Best friends… and business partners.  It turns out that Duffy was CEO of GroundFlights, which Lockett explains as “like an airline … except on the ground.” Duffy asked Lockett to join his innovative transportation venture, which aims to offer high-class transportation for business travelers throughout Florida without the long waits and hassles that typically accompany flights.  The business is now into its second year and making positive strides, Lockett says.

You’d think Lockett would have enough on his plate with an NFL career and a budding business (and a couple odd jobs, like oh, some modeling  and managing his own foundation, Looking Forward) but add a rapping career and a music label to the plate and it’s officially overflowing.  In 2011, Lockett launched Inception Entertainment, in which he is currently the flagship artist.  “Instead of following in others footsteps I wanted to create something that has never been done,” he says. “I knew the only way I could fully control my vision was to create an entity to where I was able to do as I pleased.”

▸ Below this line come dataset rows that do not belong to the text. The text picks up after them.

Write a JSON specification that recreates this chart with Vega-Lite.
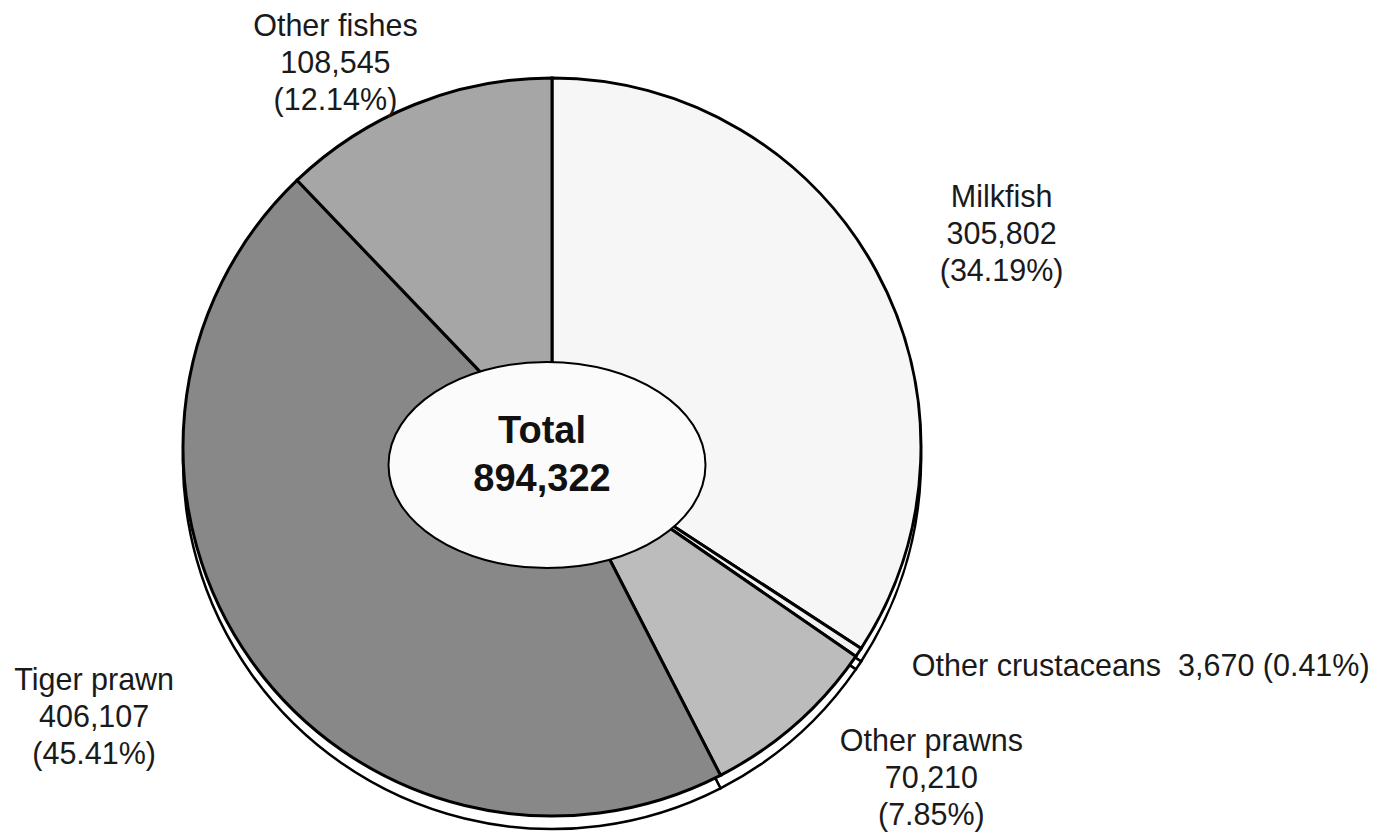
{
  "$schema": "https://vega.github.io/schema/vega-lite/v6.json",
  "width": 1000,
  "height": 700,
  "autosize": {"type": "none"},
  "padding": {"left": 52, "right": 337, "top": 97, "bottom": 40},
  "background": "white",
  "config": {"view": {"stroke": null}, "font": "Liberation Sans"},
  "data": {
    "values": [
      {"category": "Milkfish", "idx": 1, "value": 305802, "label": ["Milkfish", "305,802", "(34.19%)"]},
      {"category": "Other crustaceans", "idx": 2, "value": 3670, "label": "Other crustaceans \u00a03,670 (0.41%)"},
      {"category": "Other prawns", "idx": 3, "value": 70210, "label": ["Other prawns", "70,210", "(7.85%)"]},
      {"category": "Tiger prawn", "idx": 4, "value": 406107, "label": ["Tiger prawn", "406,107", "(45.41%)"]},
      {"category": "Other fishes", "idx": 5, "value": 108545, "label": ["Other fishes", "108,545", "(12.14%)"]}
    ]
  },
  "layer": [
    {
      "mark": {"type": "arc", "outerRadius": 369, "fill": "white", "stroke": "black", "strokeWidth": 2.5, "yOffset": 13},
      "encoding": {
        "theta": {"field": "value", "type": "quantitative", "stack": true},
        "order": {"field": "idx", "type": "quantitative"},
        "detail": {"field": "category", "type": "nominal"}
      }
    },
    {
      "mark": {"type": "arc", "outerRadius": 369, "stroke": "black", "strokeWidth": 3},
      "encoding": {
        "theta": {"field": "value", "type": "quantitative", "stack": true},
        "order": {"field": "idx", "type": "quantitative"},
        "color": {
          "field": "category", "type": "nominal", "legend": null,
          "scale": {
            "domain": ["Milkfish", "Other crustaceans", "Other prawns", "Tiger prawn", "Other fishes"],
            "range": ["#f6f6f6", "#f2f2f2", "#bcbcbc", "#888888", "#a6a6a6"]
          }
        }
      }
    },
    {
      "data": {"values": [{"name": "hole"}]},
      "mark": {
        "type": "point",
        "shape": "M -1 0 C -1 -0.359 -0.5523 -0.65 0 -0.65 C 0.5523 -0.65 1 -0.359 1 0 C 1 0.359 0.5523 0.65 0 0.65 C -0.5523 0.65 -1 0.359 -1 0 Z",
        "size": 100489,
        "filled": true,
        "fill": "#fbfbfb",
        "stroke": "black",
        "strokeWidth": 2,
        "opacity": 1,
        "xOffset": -5,
        "yOffset": 18
      },
      "encoding": {}
    },
    {
      "data": {"values": [{"label": ["Total", "894,322"]}]},
      "mark": {"type": "text", "fontSize": 38, "fontWeight": "bold", "lineHeight": 48, "align": "center", "baseline": "middle", "dx": -10, "dy": -15, "color": "#111"},
      "encoding": {"text": {"field": "label", "type": "nominal"}}
    },
    {
      "mark": {"type": "text", "radius": 500, "fontSize": 30.5, "lineHeight": 37, "align": "center", "baseline": "middle", "dx": 10, "dy": -11, "color": "#1a1a1a"},
      "encoding": {
        "theta": {"field": "value", "type": "quantitative", "stack": true},
        "order": {"field": "idx", "type": "quantitative"},
        "detail": {"field": "category", "type": "nominal"},
        "text": {"condition": {"test": "datum.category === 'Milkfish'", "field": "label"}, "value": ""}
      }
    },
    {
      "mark": {"type": "text", "radius": 420, "fontSize": 30.5, "lineHeight": 37, "align": "left", "baseline": "middle", "dx": 11, "dy": -14, "color": "#1a1a1a"},
      "encoding": {
        "theta": {"field": "value", "type": "quantitative", "stack": true},
        "order": {"field": "idx", "type": "quantitative"},
        "detail": {"field": "category", "type": "nominal"},
        "text": {"condition": {"test": "datum.category === 'Other crustaceans'", "field": "label"}, "value": ""}
      }
    },
    {
      "mark": {"type": "text", "radius": 490, "fontSize": 30.5, "lineHeight": 37, "align": "center", "baseline": "middle", "dx": 56, "dy": -73, "color": "#1a1a1a"},
      "encoding": {
        "theta": {"field": "value", "type": "quantitative", "stack": true},
        "order": {"field": "idx", "type": "quantitative"},
        "detail": {"field": "category", "type": "nominal"},
        "text": {"condition": {"test": "datum.category === 'Other prawns'", "field": "label"}, "value": ""}
      }
    },
    {
      "mark": {"type": "text", "radius": 530, "fontSize": 30.5, "lineHeight": 37, "align": "center", "baseline": "middle", "dx": -26, "dy": -73, "color": "#1a1a1a"},
      "encoding": {
        "theta": {"field": "value", "type": "quantitative", "stack": true},
        "order": {"field": "idx", "type": "quantitative"},
        "detail": {"field": "category", "type": "nominal"},
        "text": {"condition": {"test": "datum.category === 'Tiger prawn'", "field": "label"}, "value": ""}
      }
    },
    {
      "mark": {"type": "text", "radius": 410, "fontSize": 30.5, "lineHeight": 37, "align": "center", "baseline": "middle", "dx": -64, "dy": -39, "color": "#1a1a1a"},
      "encoding": {
        "theta": {"field": "value", "type": "quantitative", "stack": true},
        "order": {"field": "idx", "type": "quantitative"},
        "detail": {"field": "category", "type": "nominal"},
        "text": {"condition": {"test": "datum.category === 'Other fishes'", "field": "label"}, "value": ""}
      }
    }
  ]
}
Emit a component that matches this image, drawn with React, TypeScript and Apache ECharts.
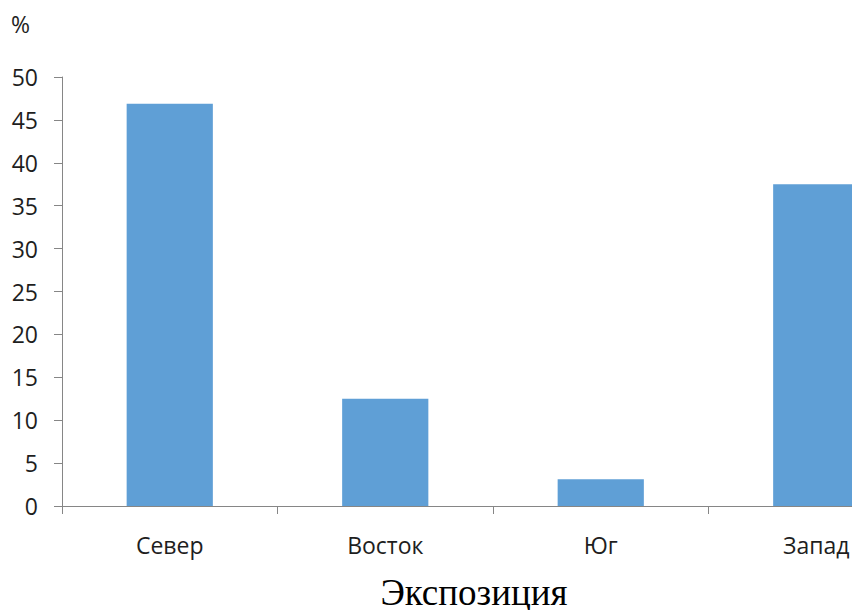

It was only a matter of time until he experimented in the industry, with such talent as Etta James (cousin) in his lineage. “Her perseverance for breaking into an industry that didn't welcome her with open arms shows me the courage and self-reliance one must have to make it in any industry where so few succeed,” he says.

Want a taste of Lockett’s success?  He left us with some advice for college athletes and entrepreneur hopefuls.  Athletes, listen up. “There are way too many student athletes who have problems finding a job after their careers because they never understand that one day they will have to find one. If something is your passion go for it, just don't forget there are many things out there you will never know you like until you try them.”  

And for the business-minded students, (this was so good we couldn’t cut it; Lockett, add motivational speaking to your list of accomplishments): “Entrepreneurs, you are in the B-age, where entrepreneurs think about making billions instead of millions,” he said. “Take advantage of it! Nothing stays the same so you must always stay ahead of where you’re headed. Having vision and a knack for being able to transition into the next phase is key for any business person to understand. Many people will doubt you, many will say you’re crazy but like Ted Turner says, ‘crazy like a fox.’ Always know who you are and believe in yourself and the rest will take care of itself.”